Хорошо помню дни после сообщения о смерти отца. Мать лежала в спальне, почти утратив способность реального восприятия. Мейерхольд размеренным шагом ходил между спальней и ванной, носил воду в кувшинах, мокрые полотенца. Мать раза два выбегала к нам, порывисто обнимала и говорила, что мы теперь сироты.

Но в детстве смерть близких воспринимают своеобразно. Верят на слово тому, что человека больше не увидят, но как это может быть — еще не осознают. Так и мы с сестрой. Помню, что тоже плакали, но, наверное, из-за того, что плакала мама. Потом был Дом печати (ныне — Центральный дом журналистов), Таня читает стихи… Какие-то тетеньки и дяденьки поочередно подходят и что-то говорят с сочувствием. Еще непонятный мир: Ваганьковское кладбище. Деловитые, краснощекие могильщики. Земля, что заставили кинуть в яму детской рукой. И где-то без логической связи — настольная лампа в маминой спальне. Бутылка вина. Мать как-то спокойнее, тише. Говорит, что завтра — Новый год. Ее младшая сестра — наша тетка Александра Николаевна — куда-то собирается на встречу этого Нового года.

Вот, пожалуй, и все, что я помню сейчас. Возможно, кое-что еще сохранялось в памяти в больших подробностях, когда мне было 20, 25, 30 лет. Как-то я записал все, что помнил. Но записи эти затерялись где-то в моих домашних архивах.

Конечно, позднее я неоднократно расспрашивал мать об отце. Она рассказывала сдержанно. Не раз разговаривал об отце с Софьей Андреевной Толстой. Она принимала меня довольно тепло. Просила прочесть стихи, которые я в то время изредка писал.

Много рассказывала об отце и матери, об их продолжавшихся, несмотря на разрыв, встречах большая подруга матери Зинаида Вениаминовна Гейман.

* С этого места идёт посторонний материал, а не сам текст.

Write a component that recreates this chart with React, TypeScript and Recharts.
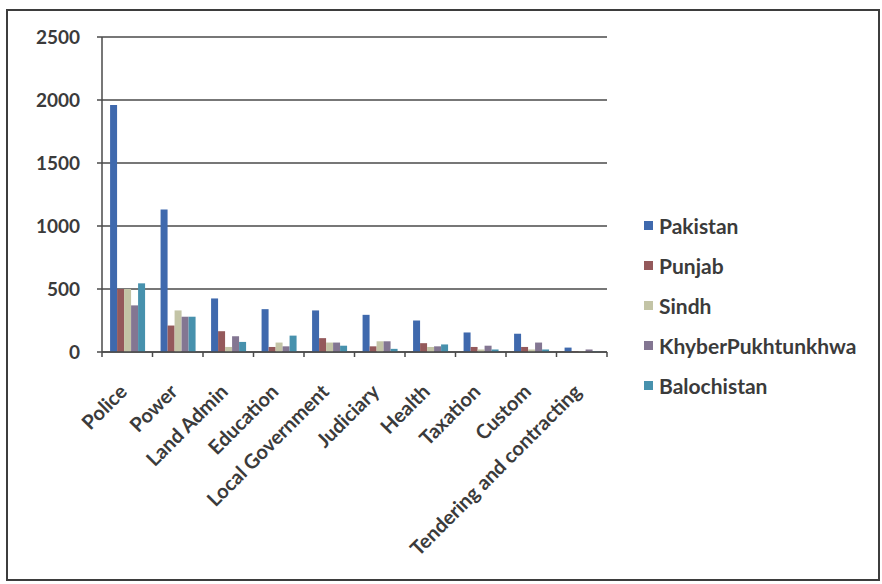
import React from 'react';
import { BarChart, Bar, XAxis, YAxis, CartesianGrid, Legend } from 'recharts';

const departments = [
  'Police',
  'Power',
  'Land Admin',
  'Education',
  'Local Government',
  'Judiciary',
  'Health',
  'Taxation',
  'Custom',
  'Tendering and contracting',
];

const pakistan = [1960, 1130, 425, 340, 330, 295, 250, 155, 145, 35];
const punjab = [500, 210, 165, 40, 110, 45, 70, 40, 40, 5];
const sindh = [500, 330, 40, 75, 75, 85, 40, 20, 20, 5];
const khyber = [370, 280, 125, 45, 75, 85, 45, 50, 75, 20];
const balochistan = [545, 280, 80, 130, 50, 25, 60, 20, 20, 5];

const yTicks = [0, 500, 1000, 1500, 2000, 2500];

const series = [
  { key: 'Pakistan', color: '#3f69ad' },
  { key: 'Punjab', color: '#94595b' },
  { key: 'Sindh', color: '#c3c4a6' },
  { key: 'KhyberPukhtunkhwa', color: '#837692' },
  { key: 'Balochistan', color: '#4791ad' },
];

const data = departments.map((name, i) => ({
  name,
  Pakistan: pakistan[i],
  Punjab: punjab[i],
  Sindh: sindh[i],
  KhyberPukhtunkhwa: khyber[i],
  Balochistan: balochistan[i],
}));

const FONT = 'Lato, "Noto Sans", sans-serif';
const TEXT = '#3b3b3b';
const AXIS = '#4a4a4a';

// plot box: x 102..607, y 37..352
const PLOT_LEFT = 102;
const PLOT_RIGHT = 607;
const HALF_BAND = (PLOT_RIGHT - PLOT_LEFT) / departments.length / 2;

const CategoryTick = (props: any) => {
  const { x, y, payload, index } = props;
  const last = index === departments.length - 1;
  const ax = x + 1;
  const ay = y + 33;
  return (
    <g>
      <line x1={x - HALF_BAND} y1={y - 8} x2={x - HALF_BAND} y2={y - 3} stroke={AXIS} strokeWidth={1.5} />
      {last && (
        <line x1={x + HALF_BAND} y1={y - 8} x2={x + HALF_BAND} y2={y - 3} stroke={AXIS} strokeWidth={1.5} />
      )}
      <text
        x={ax}
        y={ay}
        transform={`rotate(-45, ${ax}, ${ay})`}
        textAnchor="end"
        fontFamily={FONT}
        fontWeight={700}
        fontSize={20}
        fill={TEXT}
      >
        {payload.value}
      </text>
    </g>
  );
};

// legend drawn in series order
const LegendList = () => (
  <div style={{ fontFamily: FONT, fontWeight: 700, fontSize: 21, color: TEXT }}>
    {series.map((s) => (
      <div key={s.key} style={{ display: 'flex', alignItems: 'center', height: 40 }}>
        <span style={{ display: 'inline-block', width: 9, height: 9, background: s.color, marginRight: 6 }} />
        <span>{s.key}</span>
      </div>
    ))}
  </div>
);

export default function App() {
  return (
    <div style={{ position: 'absolute', left: 0, top: 0, width: 882, height: 584, background: '#fff' }}>
      <div
        style={{
          position: 'absolute',
          left: 6,
          top: 9,
          width: 870,
          height: 568,
          border: '2px solid #3d3d3d',
          pointerEvents: 'none',
        }}
      />
      <BarChart
        width={882}
        height={584}
        data={data}
        margin={{ top: 37, right: 882 - PLOT_RIGHT, bottom: 32, left: 0 }}
        barCategoryGap="16%"
        barGap={0}
      >
        <CartesianGrid horizontal vertical={false} stroke={AXIS} strokeWidth={1.5} />
        <XAxis
          dataKey="name"
          height={200}
          interval={0}
          tick={<CategoryTick />}
          tickLine={false}
          axisLine={{ stroke: AXIS, strokeWidth: 1.5 }}
        />
        <YAxis
          width={PLOT_LEFT}
          domain={[0, 2500]}
          ticks={yTicks}
          tickSize={5}
          tickMargin={17}
          tickLine={{ stroke: AXIS, strokeWidth: 1.5 }}
          axisLine={{ stroke: AXIS, strokeWidth: 1.5 }}
          tick={{ fontFamily: FONT, fontWeight: 700, fontSize: 19, fill: TEXT }}
        />
        <Legend
          layout="vertical"
          align="center"
          verticalAlign="middle"
          content={<LegendList />}
          wrapperStyle={{ left: 644, top: 205, width: 236 }}
        />
        {series.map((s) => (
          <Bar key={s.key} dataKey={s.key} fill={s.color} isAnimationActive={false} />
        ))}
      </BarChart>
    </div>
  );
}
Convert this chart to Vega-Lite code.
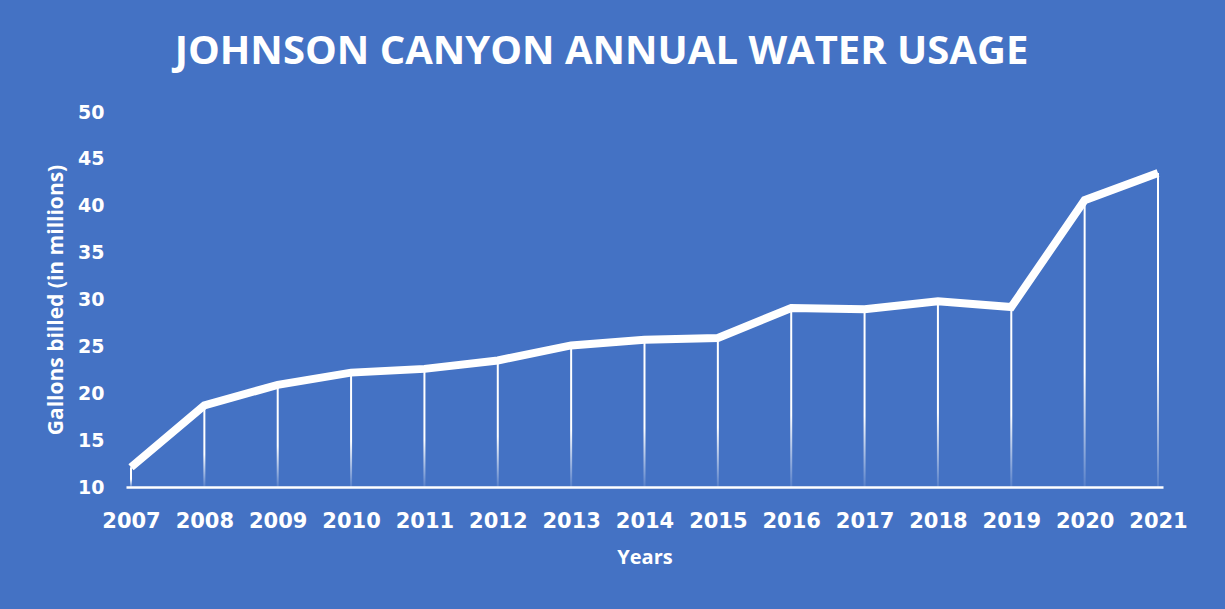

Когда она умерла, оказалось, что после нее остались толстые тетради дневниковых записей. В этих записях довольно много о Есенине и Райх, об их жизни в 1918 году.

Довольно забавен был рассказ деда, отца матери, о ее замужестве. В тихий Орел, где тогда жили родители матери, в грозовое лето 1917 года пришла телеграмма: «Выхожу замуж, вышли сто. Зинаида». Отец и мать, незадолго до этого познакомившиеся, отправились в путешествие. Им было тогда 22 и 23 года. Даже неполных.

«В конце лета приехали трое в Орел, — рассказывал дед. — Зинаида с мужем и какой-то белобрысый паренек. Муж — высокий, темноволосый, солидный, серьезный. Ну, конечно, устроили небольшой пир. Время трудное было. Посидели, попили, поговорили. Ночь подошла. Молодым я комнату отвел. Гляжу, а Зинаида не к мужу, а к белобрысенькому подходит. Я ничего не понимаю. Она с ним вдвоем идет в отведенную комнату. Только тогда и сообразил, что муж-то — белобрысенький. А второй — это его приятель, мне еще его устраивать надо». Дед, как все деды, любил солидность и основательность. Мальчишеский вид Сергея Александровича его обескуражил.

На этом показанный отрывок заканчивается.